As an anchor, the Hudson is grounded in a mission to provide businesses a cost-efficient office space where they can grow their operations and their network through access to tools, resources and thought leaders. Like other co-working spaces across the country, the Hudson rents out temporary office space to members who decide when and how often to take advantage of its facilities.

The Hudson, named after the 1940s-era classic Hudson car, launched last October under the vision of founder and former chief executive officer William Waldren, who discovered a hole in Milwaukee’s office market for small businesses, entrepreneurs and startups.

“William’s vision was very simple,” DeMeulenaere said. “He wanted a professional place for people to be able to work, to be able to interact, to be able to collaborate and to be able to grow their businesses and to have the resources to grow their businesses.”

Waldren, who also serves as one of the Hudson’s 15 investors, initially dreamt up the Hudson when he came across two men in a Milwaukee coffee shop trying to conduct business.

“He thought that was the most absurd thing he had ever seen,” DeMeulenaere said.

Hudson Business Lounge interior 

Waldren could see a need for office space catering to business owners working out of their homes or trying to lift their businesses off the ground, DeMeulenaere said.

In addition to reaching out to other co-working innovators across the country, Waldren organized roundtable discussions to collect feedback from Milwaukee’s startup and entrepreneur communities and reflected on his own entrepreneurial experiences to determine how the Hudson could best accommodate potential business members.

The Hudson, which encompasses two stories and about 11,000 square feet, breaks down into nine semi-private offices, 10 smaller solo offices, seven conference rooms, a space designated for individual work stations, and an open work space that doubles as a lecture hall.
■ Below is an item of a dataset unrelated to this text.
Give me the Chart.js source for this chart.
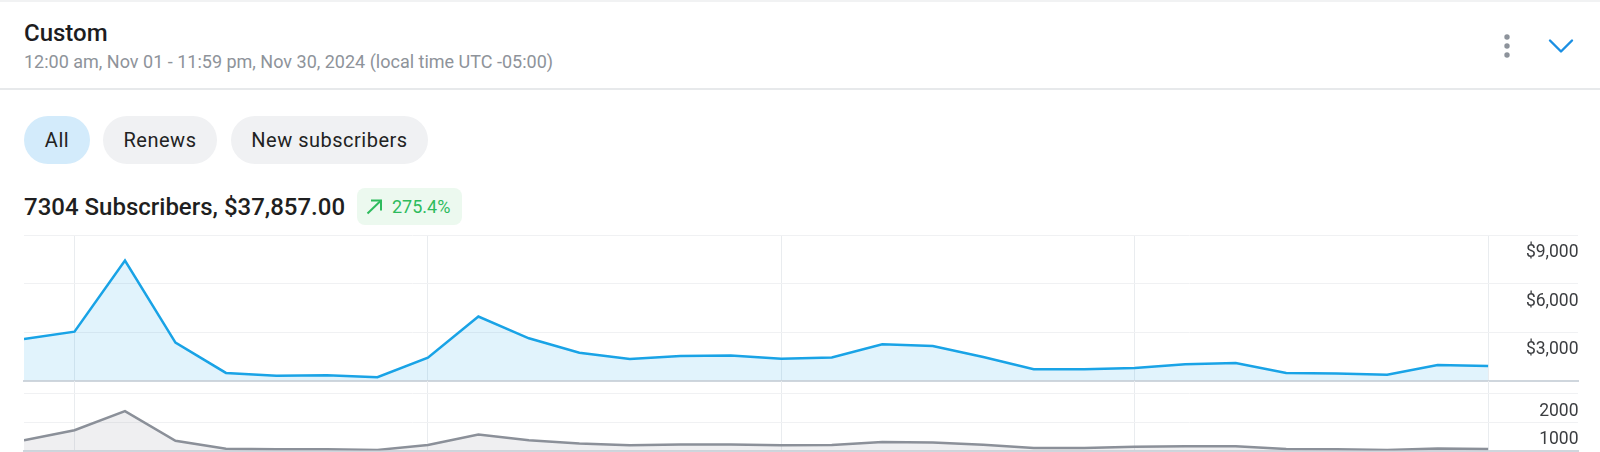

The entire facility is outfitted with WiFi and includes printing and scanning capabilities as well as individual landlines and mailboxes for members who want their calls and business mail routed directly to an office.

With three tiers of membership, the Hudson customizes its services and amenities for its client base. The office also offers month-to-month contracts so clients aren’t trapped in long-term leases should they need to relocate their business or restructure their operations.

Tier one, the most basic form of membership, grants clients use of the Hudson’s open collaboration space, special rates on individual amenities and eight hours of conference room access. Tier two members are allowed to work in the office’s station area and small solo offices, can use conference rooms for 24 hours and have parking options. Tier three membership also offers parking privileges as well as access to semi-private offices and 100 hours of meeting time in conference rooms.

Phil Gerbyshak, chief connections officer of Milwaukee Social Media, runs his consulting company out of the Hudson as a tier three member and said he “pretty much lives at the Hudson.”

While Gerbyshak, who currently coordinates the Hudson’s social media accounts, was familiar with the co-working space concept from other cities he initially wasn’t sure how well it would work in Milwaukee with all the permanent office space available for lease.

But after touring the Hudson’s raw space and establishing a relationship with the management team, he didn’t hesitate to take the plunge and become the first official member.

“As we got closer and closer to launch date, more and more people got excited about it,” Gerbyshak said. “So it seemed like a great opportunity to make connections in the city because there were a lot of entrepreneurs buzzing about it.”

Along with operating Milwaukee Social Media out of the Hudson and meeting with his clients directly in the co-working space, Gerbyshak has formed relationships with other members and exchanged referrals to boost business development.

While other existing co-working spaces serve niche industries, such as information technology and startups, the Hudson’s fusion approach in serving all industries has generated unlikely friendships and innovative collaboration efforts.

“(The atmosphere) is pretty electric,” Gerbyshak said. “You can talk to anybody. It’s very open, and it’s professional yet trendy.”

Other members like Richard Edelman, a Milwaukee-area artist renowned for his sculptures, rely on the Hudson as a touchdown office to meet with clients and project partners in the city, have a home away from home office, and stay on task during free intervals between meetings.

Edelman spends work hours in both the business lounge and the adjacent Hudson Coffee & Wine Bar, a more casual space open to members, professional organizations and the public for events, meetings and individual use.

“Inevitably wherever you’re headquartered…you’re going to find yourself downtown, usually on a pretty regular basis,” Edelman said. “So one real advantage I see is that when you’re down there between meetings or for meetings or if you’re early for a meeting you can just use space there without going back to your home office.”

Time that would have otherwise been wasted is converted into productivity, Edelman said.

A number of Edelman’s artworks are showcased throughout the Hudson – including models of some of his most recognized sculptures on display in Milwaukee – to add to the aesthetics of the Hudson hub and expose area talent.

Work of local artists along with rotating member biographies on monitors in the business lounge and bar have created new outlets for the Hudson to market its members to the general public.

In building on Waldren’s co-working vision, the Hudson’s management team plans to grow its client base to a targeted 350 members, which exceeds the typical co-working membership by about 250 clients. It also hopes to use the existing Hudson as a prototype to eventually launch a workspace housing permanent offices in Milwaukee.

From there, the Hudson brand aims to grow nationally as its model gains attention from cities across the country.

“The trend in workspace of today and tomorrow is Hudson,” DeMeulenaere said. “It’s not the traditional office space anymore.”